Firms yet to grasp legal tech in Libor transition

By Rebekah Tunstead | 15 May 2019

A lack in resources due to pressure from upcoming regulations, and failure by regulators and associations to come to a consensus on how to navigate the transition away from Libor means firms should ensure they have the legal technology ready to survive the next couple of months, both lawyers and legal service firms agree.

“I haven’t seen a big uptake of banks, even the big tier-one banks, in incorporating Libor fallback provision into documents yet,” Justin Ridl, global head of legal services at Cognia Law.

“With phase five of variation margin kicking in September next year, and Brexit whenever that happens, and then this Libor monster that is coming, the biggest challenge is whether there are going to be enough legal resources in the market to support all of those regulatory reform repapering,” he says.

Firms are currently preparing for the transition away from the Libor reference interest rate that has been used for several decades to the recommended alternatives.

For Jason Pugh, managing director of D2 legal technology, while many banks are looking to legal technology to assist, some continue to rely on manual processes.

“I’ve been talking to about eight or nine banks and a couple of them are doing everything manually. They are going to build an army of review,” says Pugh. “I talked to a bank last week, a big reputable tier one bank has plans in the Autumn to mobilize resources for this but haven’t really mentioned technology in their pitches.

“Derivatives will be less difficult than syndicated loans and bonds, so it depends a bit on their portfolio, but most banks I’ve talked to are looking to leverage some form of automated data extraction,” he says.

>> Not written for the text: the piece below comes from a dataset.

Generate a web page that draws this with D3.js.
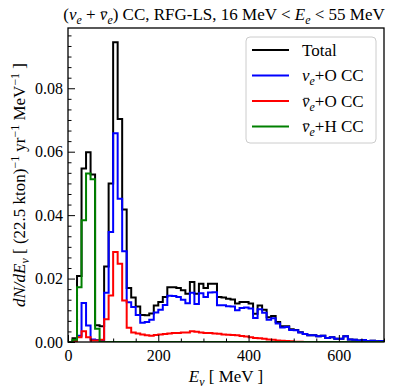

While national regulators and associations are trying to navigate away from the Libor, Stephen Allen, global head of legal services delivery at Hogan Lovells says firms shouldn’t be waiting for regulatory consensus.

“There is a multitude of regulators governing Libor some of which have made comment, and others that have not yet,” says Allen. “The other challenge is that there are a whole load of associations like the LMA, and ISDA who equally have yet to set out where they are, so it’s really difficult for banks to know what it is they need to do.”

“If you waited until you knew what every single regulator, and every single trading association or management association wanted to do, you wouldn’t be able to get the work done in time because it’s such a large piece of work,” he says.

In May, the International Accounting Standards Board published proposals to offer relief for how banks and other financial services firms treat Libor-type benchmarks on their balance sheets.

For Pugh, the scale of work necessary in the transition away from Libor cannot be underestimated.

“We’ve got a situation where many organizations across the market have been accumulating legal documents over many decades. That data has been often stored inaccurately, and not tagged.

 “With Ibor what you’ve got is all of these different concepts coming together, legal data is absolutely integral for understanding the legal risk of the different permutations. In the past it has been sidelined, it has been under-invested. People have looked at the trading risk, but they haven’t looked at the underlying contractual data,” he says.